Sharing The Wealth

April 1999


Sharing The Wealth

De Beers, black empowerment and the new South Africa

For black South Africans, jobs and ownership in mineral industries such as diamonds and gold mean they are finally beginning to share in the riches their land produces.

In its quest for empowerment, the black community looked first to De Beers, based in South Africa since its inception in 1888. It's been a delicate matter for De Beers because of lingering resentment over its size, success and wealth. But the company – run for so many years by Harry Oppenheimer, a liberal who continually called for an end to apartheid – is working on a number of fronts to ease the situation.

Mining Matters
De Beers has been selling mineral rights for several years to small-scale miners, many of whom have come from the black community and are supported by black empowerment groups. Earlier this year, De Beers announced the sale of half its 60% stake in the high-quality Marsfontein diamond mine in South Africa's Northern Province to a consortium of black empowerment groups.

In addition, De Beers is helping create other diamond-related mining business opportunities for blacks. These include recycling plants where kimberlite sifted ages ago in search of diamonds can be reprocessed to look for any that still remain.

Cutting Counts
De Beers also supports the efforts of blacks to become proficient cutters through its interests in several diamond cutting factories. These include SA Teemane, which recently became a CSO sightholder and, thus, can acquire diamonds from De Beers. The CSO also awarded a sight to its subsidiary, Diamdel, which stimulates business among small cutters in South Africa by selling smaller parcels, some containing as little as one diamond.

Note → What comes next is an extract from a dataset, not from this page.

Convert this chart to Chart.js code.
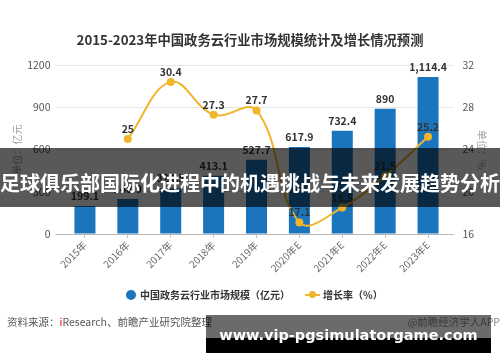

One of De Beers' most significant efforts toward growth of the cutting industry is its sponsorship of the Harry Oppenheimer Diamond Training School in Johannesburg. The school, founded in 1997, will hold a second symposium on diamond training this month. Its training courses focus on teaching young diamond workers about sorting, evaluating, cutting and polishing rough diamonds, as well as evaluating polished diamonds. De Beers also is investigating the creation of a Johannesburg center that would provide skilled artisans with working space and other forms of assistance.